梦中的河水在温柔的夕阳下,映着点点银亮的光。郁郁葱葱的湿地像设计大师规划的迷局一样,在晚霞中是一座神秘园,让我分不清哪里是洲,哪里是水。儿时见过追过的水鸟,自由自在地凫在倒映着芦苇花的水面上,不时有沙鸥惊起,啾啾远鸣,给静谧的画面增添了生机。
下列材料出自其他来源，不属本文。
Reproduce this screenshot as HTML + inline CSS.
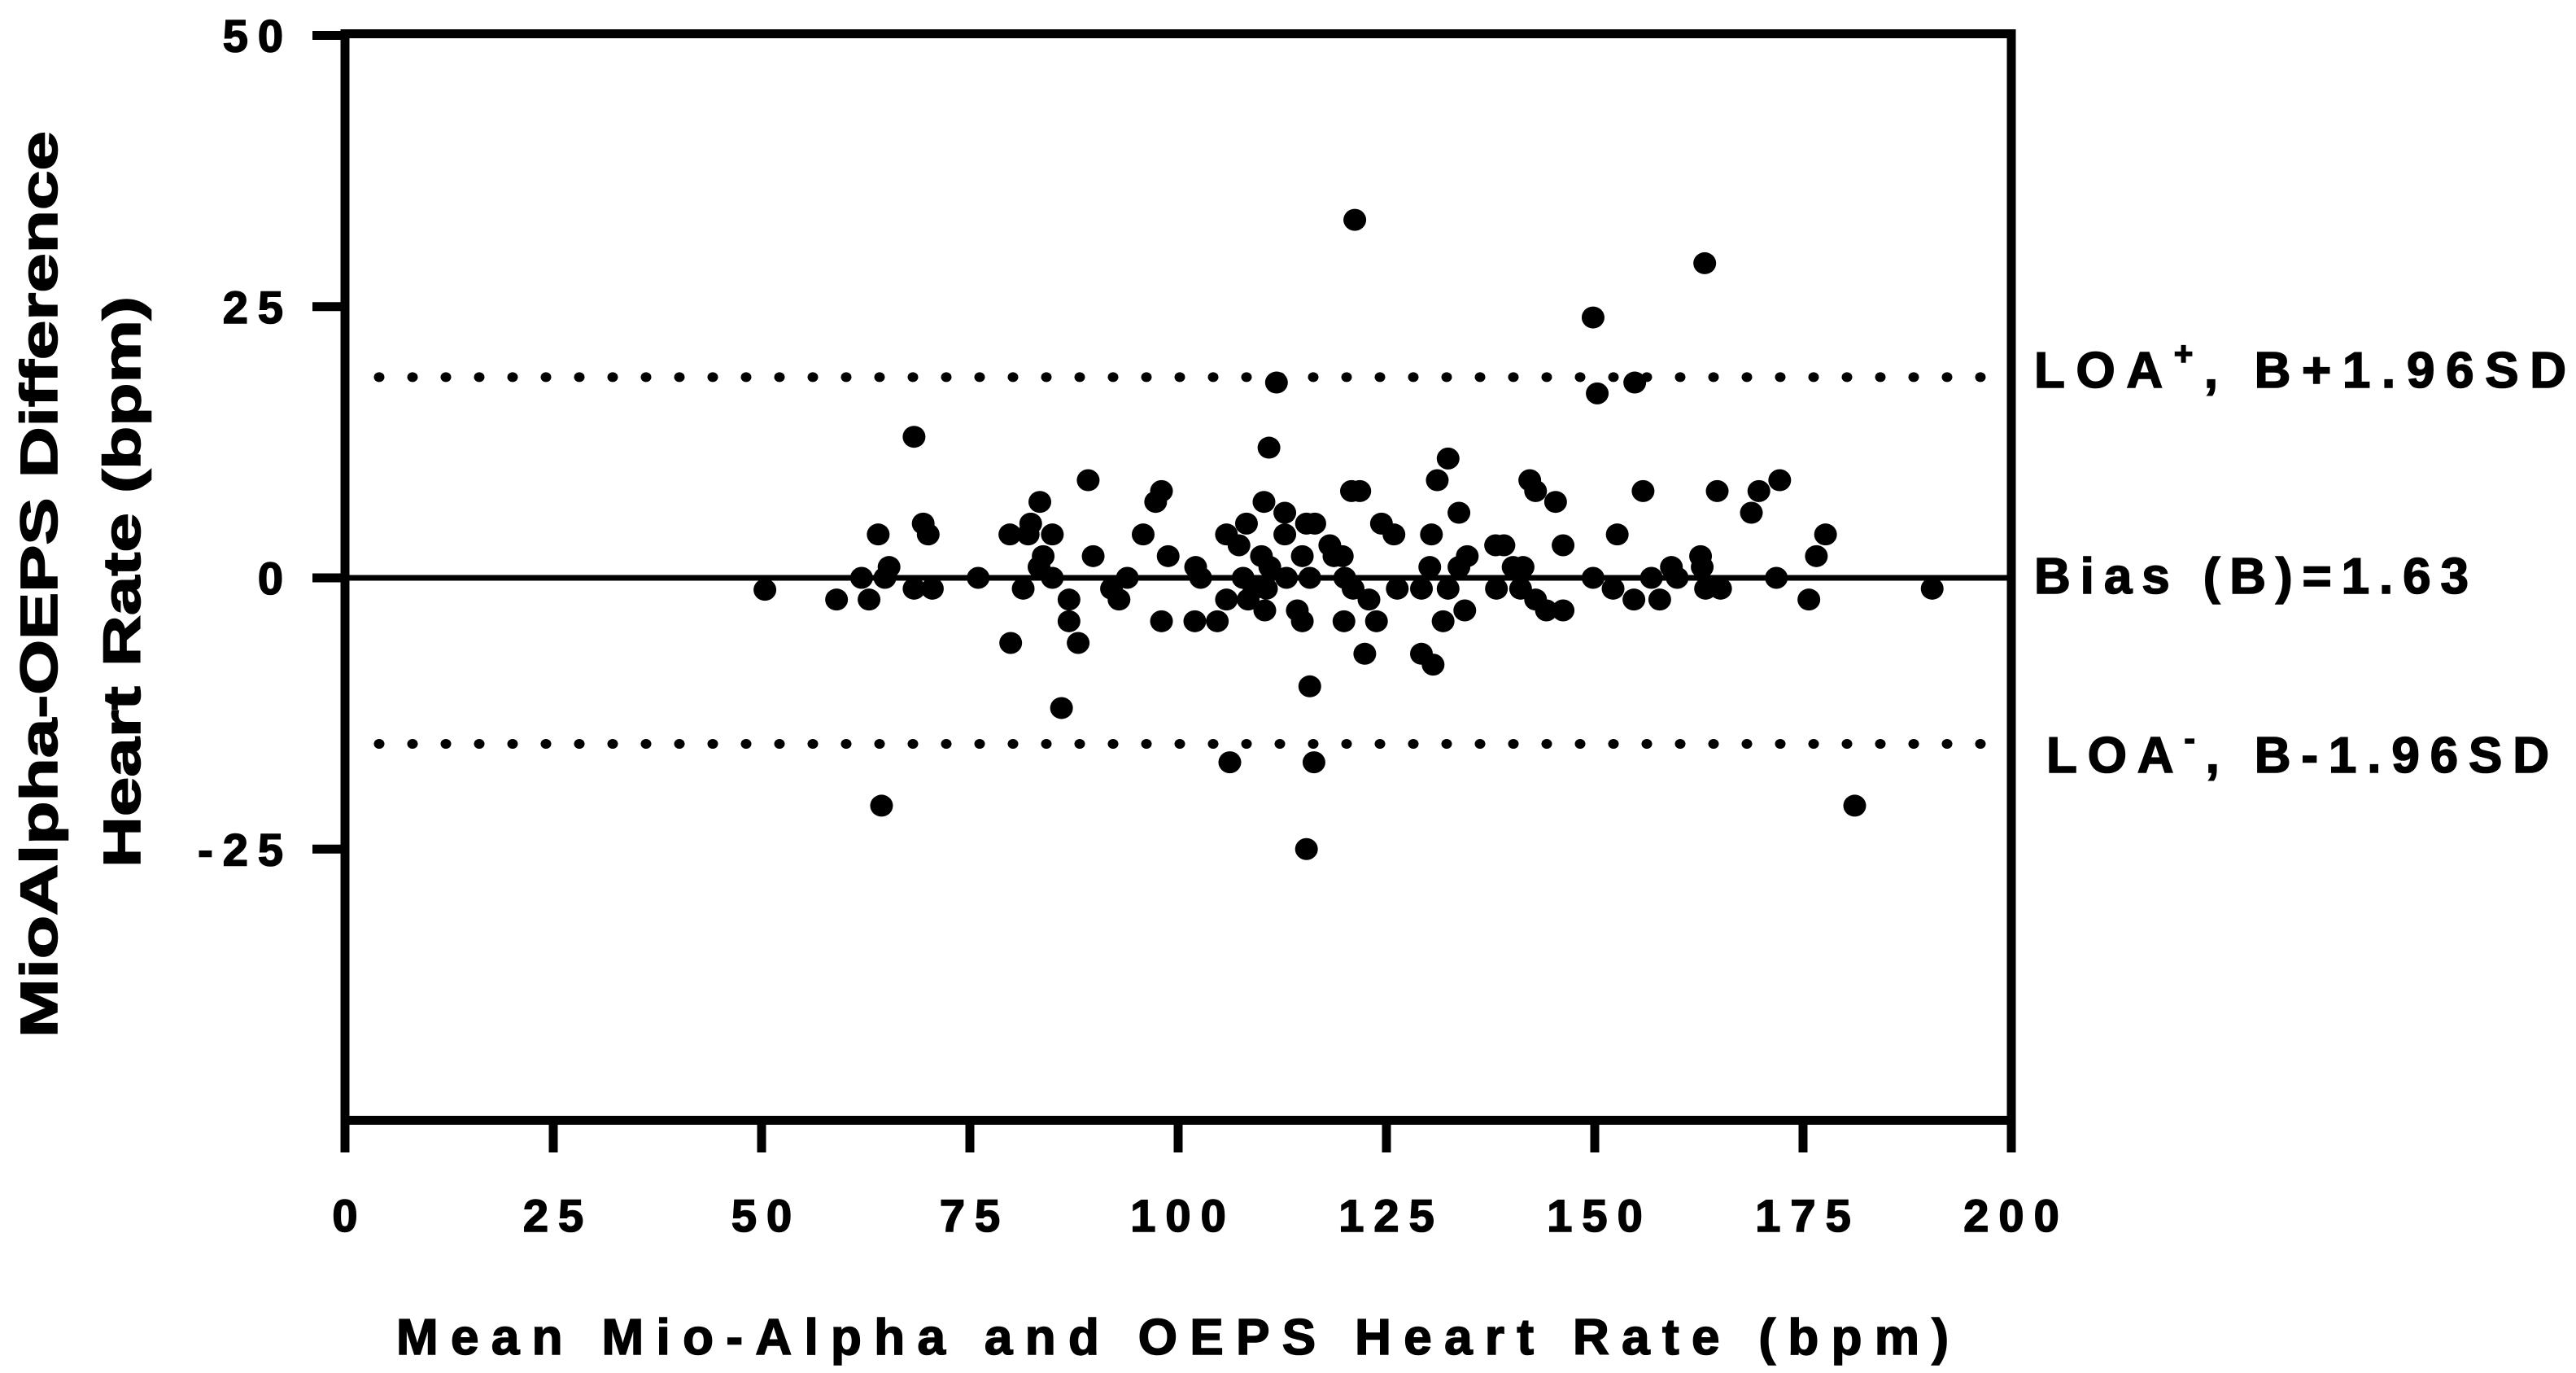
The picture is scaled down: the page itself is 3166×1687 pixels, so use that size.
<!DOCTYPE html>
<html><head><meta charset="utf-8"><style>
html,body{margin:0;padding:0;background:#fff;}
svg{display:block;}
text{font-family:"Liberation Sans",Arial,sans-serif;font-weight:bold;fill:#000;stroke:#000;stroke-width:1.6px;}
</style></head><body>
<svg id="chart" width="3166" height="1687" viewBox="0 0 3166 1687" xmlns="http://www.w3.org/2000/svg">
<rect width="3166" height="1687" fill="#fff"/>
<g id="grid"></g>
<text transform="translate(70,1275) rotate(-90)" font-size="64" textLength="1114" lengthAdjust="spacingAndGlyphs">MioAlpha-OEPS Difference</text>
<text transform="translate(172,1066) rotate(-90)" font-size="64" textLength="702" lengthAdjust="spacingAndGlyphs">Heart Rate (bpm)</text>
<text x="487" y="1664" font-size="62" textLength="1908" lengthAdjust="spacing">Mean Mio-Alpha and OEPS Heart Rate (bpm)</text>
<text x="2500" y="476" font-size="62" textLength="654" lengthAdjust="spacing">LOA<tspan dy="-28" font-size="40">+</tspan><tspan dy="28">, B+1.96SD</tspan></text>
<text x="2500" y="729" font-size="62" textLength="534" lengthAdjust="spacing">Bias (B)=1.63</text>
<text x="2515" y="949" font-size="62" textLength="618" lengthAdjust="spacing">LOA<tspan dy="-28" font-size="40">-</tspan><tspan dy="28">, B-1.96SD</tspan></text>
</svg>
<script>
const xVals = [50.4,59,62,62.9,64,64.8,65.3,64.4,68.3,68.3,69.4,70,70.5,76,79.8,79.9,81.4,82,82.3,83.4,83.8,83.3,84.9,84.9,86.9,86.9,86,88,89.2,89.8,92,92.9,93.9,95.8,97.3,98,98,98.8,102,102.1,102.7,104.7,105.8,105.8,106.2,107.3,107.8,108.2,108.4,109.1,110,110.3,110.4,110.9,111,110.6,111.8,112.8,112.8,113,114.3,114.9,114.9,115.4,115.8,116.3,115.4,116.4,115.8,118.2,118.7,119.7,120,119.9,120.8,121.8,121.2,121,122.4,122.9,123.8,124.4,125.9,126.3,129.2,130.6,130.2,130.4,131.1,132.4,129.2,132.4,131.8,133.7,134.4,134.7,133.7,138.1,139.1,138.2,140.2,141.4,141.1,142.2,142.9,142.9,144.2,145.3,146.2,146.2,149.8,150.3,149.8,152.2,152.7,154.8,154.7,155.8,156.8,157.8,159.2,159.9,162.7,163.2,162.9,163.3,165.1,164.7,168.8,169.7,172.2,171.8,175.7,176.6,177.7,181.2,190.5];
const yVals = [-1.1,-2,0,-2,4,0,1,-21,13,-1,5,4,-1,0,4,-6,-1,4,5,7,2,1,4,0,-2,-4,-12,-6,9,2,-1,-2,0,4,7,8,-4,2,-4,1,0,-4,4,-2,-17,3,0,5,-2,-1,2,7,-3,12,1,-1,18,6,4,0,-3,2,-4,-25,-10,-17,5,5,0,3,2,2,0,-4,8,8,33,-1,-7,-2,-4,5,4,-1,-7,-8,1,4,9,11,-1,-1,-4,6,-3,2,1,3,3,-1,1,1,-1,9,8,-2,-3,7,-3,3,24,17,0,-1,4,18,-2,8,0,-2,1,0,2,29,1,-1,-1,8,6,8,9,0,-2,2,4,-21,-1];
const xTicks = [0,25,50,75,100,125,150,175,200];
const xTickLabels = ["0","25","50","75","100","125","150","175","200"];
const yTicks = [50,25,0,-25];
const yTickLabels = ["50","25","0","-25"];
const biasLine = [0];
const loaUpper = [18.5];
const loaLower = [-15.3];

const NS = "http://www.w3.org/2000/svg";
const X0 = 424, X1 = 2472, Y0 = 43.5, Y1 = 1376.5;
function sx(v){ return X0 + (v - 0) / 200 * (X1 - X0); }
function sy(v){ return Y1 - (v + 50) / 100 * (Y1 - Y0); }
const g = document.getElementById('grid');
function mk(tag, attrs){ const e = document.createElementNS(NS, tag); for (const k in attrs) e.setAttribute(k, attrs[k]); g.appendChild(e); return e; }

const bl = mk('line', {x1: X0, x2: X1, y1: sy(biasLine[0]), y2: sy(biasLine[0]), stroke: '#000', 'stroke-width': 7});


[[loaUpper[0], 'loa-upper-line'], [loaLower[0], 'loa-lower-line']].forEach(function(p){
  const grp = document.createElementNS(NS, 'g');
  
  
  g.appendChild(grp);
  for (let x = 466; x < X1 - 20; x += 41) {
    const d = document.createElementNS(NS, 'ellipse');
    d.setAttribute('cx', x); d.setAttribute('cy', sy(p[0])); d.setAttribute('rx', 6.5); d.setAttribute('ry', 6);
    
    
    grp.appendChild(d);
  }
});

xVals.forEach(function(xv, i){
  const c = mk('ellipse', {cx: sx(xv), cy: sy(yVals[i]), rx: 14, ry: 13.5, fill: '#000'});
  
  
});

const fr = mk('rect', {x: X0, y: Y0 - 2, width: X1 - X0, height: Y1 - Y0 + 2, fill: 'none', stroke: '#000', 'stroke-width': 11});



yTicks.forEach(function(t, i){
  const l = mk('line', {x1: 384, x2: X0, y1: sy(t), y2: sy(t), stroke: '#000', 'stroke-width': 11});
  
  
  const tx = mk('text', {x: 360, y: sy(t) + 20, 'font-size': 56, 'text-anchor': 'end', 'letter-spacing': 12});
  tx.textContent = yTickLabels[i];
  
  
});
xTicks.forEach(function(t, i){
  const l = mk('line', {x1: sx(t), x2: sx(t), y1: Y1, y2: 1416, stroke: '#000', 'stroke-width': 11});
  
  
  const tx = mk('text', {x: sx(t) + 6, y: 1513, 'font-size': 56, 'text-anchor': 'middle', 'letter-spacing': 12});
  tx.textContent = xTickLabels[i];
  
  
});
</script>
</body></html>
“沽河入海九道弯”。沽河水从远处高高的山边绕来绕去,平静地流入大海。只是,现实中大沽河边没有绵延的高山。我的家乡只有河和海,只有起起伏伏的丘陵。梦中的山峰让我仰止,让我顶礼膜拜。或者这山在梦中出现,也是心中向往高山流水的意境。夕阳是一位作画高手,经过皴染,就将落霞的油彩细腻地涂在石上雪上地上和水中,使梦中的大自然如静止一般,祥和安宁。
我记忆中的渔港码头,就在大沽河弯弯的河道里。那些正在修整的渔船,挂着多彩的绸布,在咸咸的海风中快活地摆动,纯朴的渔民不停地忙碌,或补网或修船,只为了从沽河入海,平平安安,有一网好收成。梦中的码头一派繁华,船来人往,就好像将清明上河图搬到了梦中。只是,河岸荒芜,杂草丛生,岸边的摊贩在高声叫卖,一口拖腔的胶州口音,让人不由得不想起我们从小听过的茂腔柳腔中透出的悲凉感。如今,我已多年不去渔港码头了,很久没吹到熟悉的海风,很久没闻到船上飘来的桐油味,也很久没听到老船夫驾船出海的祝平安声了。我已成为游子,飘泊在钢筋水泥的都市中,看着别人笑,听着别人哭。
沿大沽河入海口逆流而上约百公里,在胶东半岛的中部,是美丽富饶的莱西市。离市区十公里左右,有胶东半岛最大的水库—产芝水库,也就是方圆近六十平方公里的莱西湖。我从没真正到过美丽的莱西湖,只是在大沽河五年改造方案公布后,从消息中关注莱西这个物产丰富的地方。而昨夜在梦里,沧浪的沽河水却带我走入这波涛汹涌水势浩大的湖边。莱西湖水势盛大,激流奔腾,不像湖,却像青岛的海,在夏日的海风中,那么富有激情,动感十足,让一切生命顿感豪放洒脱。只是在梦中,我想像的莱西湖边,有太多现代化的建筑,从没有古香古色的文化符号,从没有沉淀厚重的文化氛围,我已经不知是身在异乡还是故乡了。
梦醒了,正是壬辰年三月十三清明节的前一天,这一天河套原人叫“大寒食”。我从梦中走出回到现实,回家祭拜先人,最重要的是,就想看一看入梦的大沽河。